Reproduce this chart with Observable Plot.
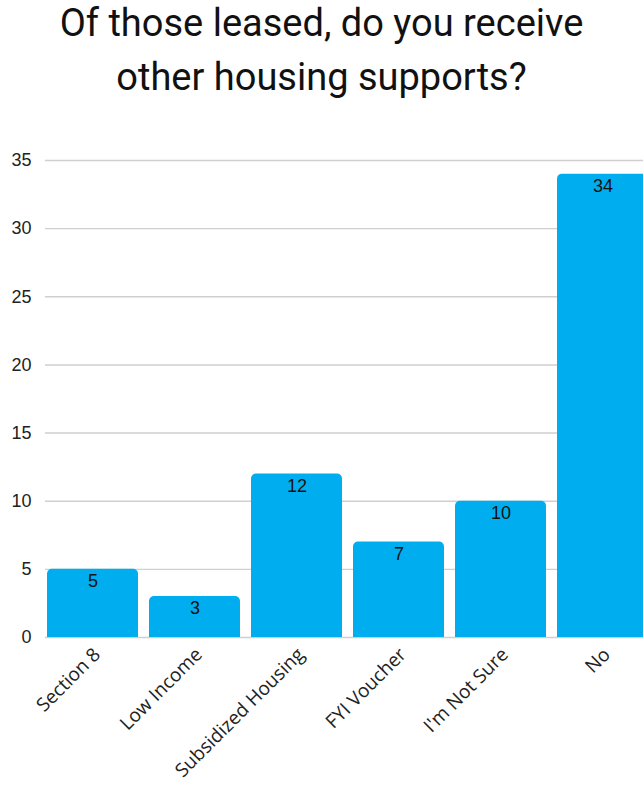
<!DOCTYPE html>
<html><head><meta charset="utf-8">
<script src="https://cdn.jsdelivr.net/npm/d3@7"></script>
<script src="https://cdn.jsdelivr.net/npm/@observablehq/plot@0.6"></script>
<style>
html,body{margin:0;padding:0;background:#fff;overflow:hidden;width:643px;height:785px}
#title{font-family:Roboto,sans-serif;font-size:38px;text-align:center;line-height:54px;height:124px;color:#111;margin-top:-4px;box-sizing:border-box}
#chart{height:665px;overflow:hidden}
</style></head><body>
<div id="title">Of those leased, do you receive<br>other housing supports?</div>
<div id="chart"></div>
<script>
const categories = ["Section 8", "Low Income", "Subsidized Housing", "FYI Voucher", "I'm Not Sure", "No"];
const counts = [5, 3, 12, 7, 10, 34];
const yTicks = [0, 5, 10, 15, 20, 25, 30, 35];
const data = categories.map((c, i) => ({category: c, count: counts[i]}));

const plot = Plot.plot({
  width: 643, height: 665,
  marginTop: 40, marginLeft: 45, marginRight: 0, marginBottom: 148,
  style: {fontFamily: "Liberation Sans, sans-serif", fontSize: "18px", color: "#222", background: "#fff"},
  x: {domain: categories, range: [46, 648], paddingInner: 0.11, paddingOuter: 0, label: null},
  y: {domain: [0, 35], label: null},
  marks: [
    Plot.gridY(yTicks, {stroke: "#cfcfcf", strokeOpacity: 1, strokeWidth: 1.4}),
    Plot.barY(data, {x: "category", y: "count", fill: "#00AEEF", rx: 5, insetBottom: -8, clip: true}),
    Plot.text(data, {x: "category", y: "count", text: d => String(d.count), dy: 12, fontSize: 18, fill: "#111"}),
    Plot.axisY(yTicks, {tickSize: 0, tickPadding: 14, fontSize: 18, label: null}),
    Plot.axisX({tickSize: 0, tickRotate: -45, tickPadding: 14, dx: 4, fontSize: 19, fontFamily: "Open Sans, sans-serif", label: null})
  ]
});
document.getElementById("chart").appendChild(plot);
</script>
</body></html>
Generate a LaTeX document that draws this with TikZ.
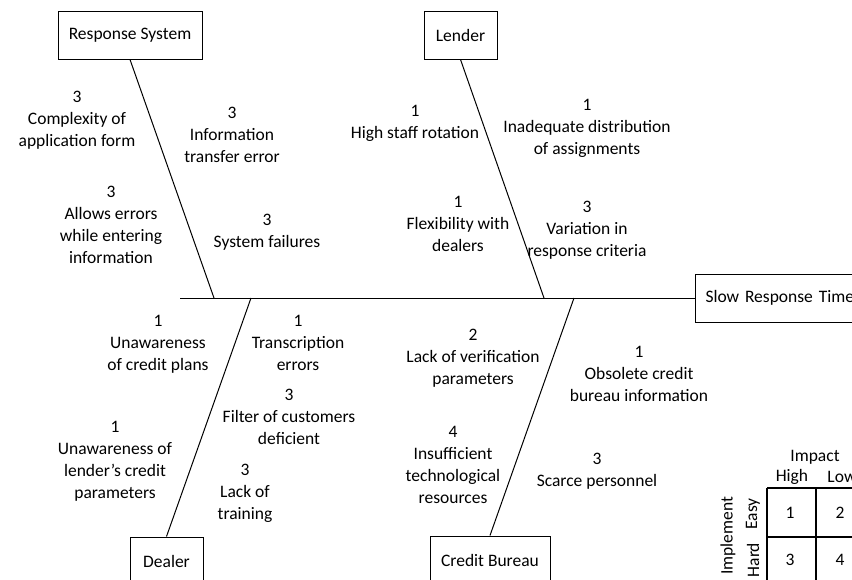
\documentclass[tikz,border=0pt]{standalone}
\usepackage{fontspec}
\setmainfont{Carlito}
\begin{document}
\begin{tikzpicture}[x=1pt,y=-1pt,
  lbl/.style={align=center,inner sep=0pt,font=\fontsize{17.5}{22}\selectfont},
  cat/.style={draw,line width=1pt,minimum height=48pt,inner sep=0pt,font=\fontsize{17.5}{22}\selectfont},
  bone/.style={line width=1pt},
  grid/.style={line width=1.7pt}]
\useasboundingbox (0,0) rectangle (852,579);
\clip (0,0) rectangle (852,579);
% category boxes
\node[cat,minimum width=144pt] (rs) at (130,35) {Response System};
\node[cat,minimum width=73pt] (ld) at (460.5,35) {Lender};
\node[cat,minimum width=73pt] (dl) at (166.5,561) {Dealer};
\node[cat,minimum width=120pt] (cb) at (490,560) {Credit Bureau};
\node[cat,anchor=west,text width=180pt,align=left,inner xsep=10pt] (ef) at (695,298) {Slow Response Time};
% spine and bones
\coordinate (tail) at (180,298);
\coordinate (jrs) at (214,298);
\coordinate (jld) at (544,298);
\coordinate (jdl) at (251,298);
\coordinate (jcb) at (574,298);
\draw[bone] (tail) -- (ef.west);
\draw[bone] (rs.south) -- (jrs);
\draw[bone] (ld.south) -- (jld);
\draw[bone] (dl.north) -- (jdl);
\draw[bone] (cb.north) -- (jcb);
% causes
\node[lbl] (c1) at (77,120.5) {3\\Complexity of\\application form};
\node[lbl] (c2) at (232,135) {3\\Information\\transfer error};
\node[lbl] (c3) at (111,225) {3\\Allows errors\\while entering\\information};
\node[lbl] (c4) at (267,232.5) {3\\System failures};
\node[lbl] (c5) at (415,123.5) {1\\High staff rotation};
\node[lbl] (c6) at (587,128.5) {1\\Inadequate distribution\\of assignments};
\node[lbl] (c7) at (458,223.5) {1\\Flexibility with\\dealers};
\node[lbl] (c8) at (587,230.5) {3\\Variation in\\response criteria};
\node[lbl] (c9) at (158,344.5) {1\\Unawareness\\of credit plans};
\node[lbl] (c10) at (298,342.5) {1\\Transcription\\errors};
\node[lbl] (c11) at (289,416.5) {3\\Filter of customers\\deficient};
\node[lbl] (c12) at (115,461.5) {1\\Unawareness of\\lender’s credit\\parameters};
\node[lbl] (c13) at (245,493.5) {3\\Lack of\\training};
\node[lbl] (c14) at (473,358.5) {2\\Lack of verification\\parameters};
\node[lbl] (c15) at (639,373.5) {1\\Obsolete credit\\bureau information};
\node[lbl] (c16) at (453,465) {4\\Insufficient\\technological\\resources};
\node[lbl] (c17) at (597,471.5) {3\\Scarce personnel};
% priority matrix
\draw[grid] (767,488) -- (767,600);
\draw[grid] (816,488) -- (816,600);
\draw[grid] (767,488) -- (870,488);
\draw[grid] (767,537) -- (870,537);
\node[lbl] (mi) at (815,457) {Impact};
\node[lbl] (mh) at (792,477) {High};
\node[lbl] (ml) at (842,477) {Low};
\node[lbl,rotate=90] (mim) at (728,536) {Implement};
\node[lbl,rotate=90] (me) at (753,514) {Easy};
\node[lbl,rotate=90] (mha) at (753,560) {Hard};
\node[lbl] (n1) at (790,513) {1};
\node[lbl] (n2) at (840,513) {2};
\node[lbl] (n3) at (790,560) {3};
\node[lbl] (n4) at (840,560) {4};
\end{tikzpicture}
\end{document}
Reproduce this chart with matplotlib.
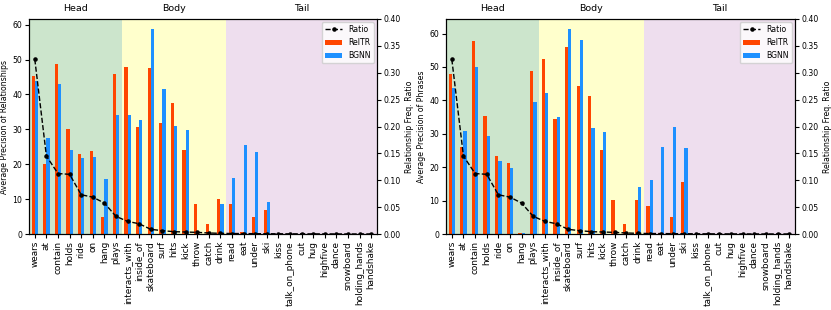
import numpy as np
import matplotlib.pyplot as plt

# ------------------------------------------------
# data
predicates = [
    "wears", "at", "contain", "holds", "ride", "on", "hang", "plays",
    "interacts_with", "inside_of", "skateboard", "surf", "hits", "kick",
    "throw", "catch", "drink", "read", "eat", "under", "ski", "kiss",
    "talk_on_phone", "cut", "hug", "highfive", "dance", "snowboard",
    "holding_hands", "handshake",
]

ratio = [
    0.325, 0.145, 0.1125, 0.111, 0.073, 0.0686, 0.0575, 0.0328,
    0.0235, 0.019, 0.0087, 0.0062, 0.0043, 0.0037, 0.003, 0.0019,
    0.0012, 0.0009, 0.0008, 0.0006, 0.0005, 0.0004, 0.0003, 0.0003,
    0.0002, 0.0002, 0.0001, 0.0001, 0.0001, 0.0001,
]

# average precision of relationships
reltr_rel = [
    45.4, 20.2, 48.8, 30.1, 22.8, 23.9, 4.8, 45.9,
    47.8, 30.7, 47.6, 31.8, 37.6, 24.1, 8.7, 2.9,
    10.1, 8.5, 0.5, 5.0, 6.9, 0, 0, 0,
    0, 0, 0, 0, 0, 0,
]
bgnn_rel = [
    43.9, 27.5, 43.0, 24.1, 21.7, 22.1, 15.9, 34.1,
    34.1, 32.6, 58.7, 41.7, 30.9, 29.8, 0, 0,
    8.5, 16.0, 25.4, 23.6, 9.2, 0, 0, 0,
    0, 0, 0, 0, 0, 0,
]

# average precision of phrases
reltr_phr = [
    47.8, 25.9, 57.8, 35.3, 23.5, 21.4, 0.4, 48.7,
    52.4, 34.5, 56.0, 44.3, 41.3, 25.0, 10.2, 2.9,
    10.1, 8.4, 0.4, 5.0, 15.5, 0, 0, 0,
    0, 0, 0, 0, 0, 0,
]
bgnn_phr = [
    43.7, 30.9, 50.0, 29.2, 21.9, 19.7, 0.4, 39.5,
    42.1, 35.1, 61.3, 58.0, 31.7, 30.4, 0, 0,
    14.1, 16.1, 25.9, 32.0, 25.8, 0, 0, 0,
    0, 0, 0, 0, 0, 0,
]

# group boundaries (index of first predicate of each group)
groups = ["Head", "Body", "Tail"]
group_start = [0, 8, 17]
group_colors = [("green", 0.2), ("yellow", 0.2), ("purple", 0.13)]

RELTR_COLOR = "#ff4500"
BGNN_COLOR = "#1e90ff"
WIDTH = 0.28


def draw_panel(ax, reltr, bgnn, ylabel):
    x = np.arange(len(predicates))
    edges = group_start + [len(predicates)]
    for k, name in enumerate(groups):
        lo, hi = edges[k] - 0.5, edges[k + 1] - 0.5
        col, alpha = group_colors[k]
        ax.axvspan(lo, hi, color=col, alpha=alpha, lw=0)
        ax.text((lo + hi) / 2, 1.03, name, transform=ax.get_xaxis_transform(),
                ha="center", va="bottom", fontsize=6.8)

    b1 = ax.bar(x - WIDTH / 2, reltr, WIDTH, color=RELTR_COLOR, label="RelTR")
    b2 = ax.bar(x + WIDTH / 2, bgnn, WIDTH, color=BGNN_COLOR, label="BGNN")
    ax.set_xlim(-0.5, len(predicates) - 0.5)
    ax.set_xticks(x)
    ax.set_xticklabels(predicates, rotation=90, fontsize=6.4)
    ax.tick_params(axis="y", labelsize=5.6, length=3, pad=2)
    ax.tick_params(axis="x", length=3, pad=2)
    ax.set_ylabel(ylabel, fontsize=5.6, labelpad=2)

    ax_r = ax.twinx()
    (ln,) = ax_r.plot(x, ratio, "k--", marker=".", markersize=4.5, lw=1.0,
                      label="Ratio")
    ax_r.set_ylim(0, 0.4)
    ax_r.set_yticks(np.arange(0, 0.41, 0.05))
    ax_r.tick_params(axis="y", labelsize=5.6, length=3, pad=2)
    ax_r.set_ylabel("Relationship Freq. Ratio", fontsize=5.6, labelpad=3)
    ax_r.legend([ln, b1, b2], ["Ratio", "RelTR", "BGNN"], loc="upper right",
                fontsize=5.6, handlelength=2.2, borderaxespad=0.4)


fig = plt.figure(figsize=(8.31, 3.10), dpi=100)
ax1 = fig.add_axes([29 / 831, 76 / 310, 348 / 831, 215 / 310])
ax2 = fig.add_axes([446 / 831, 76 / 310, 349 / 831, 215 / 310])

draw_panel(ax1, reltr_rel, bgnn_rel, "Average Precision of Relationships")
draw_panel(ax2, reltr_phr, bgnn_phr, "Average Precision of Phrases")

fig.savefig("out.png", dpi=100)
——————————
■ Description of the task
Copy out every line of the listing that includes the string "this".

■ Reply to the task
Reproduce this chart with Observable Plot.
Generate a LaTeX document that draws this with TikZ.
Reproduce this chart with matplotlib.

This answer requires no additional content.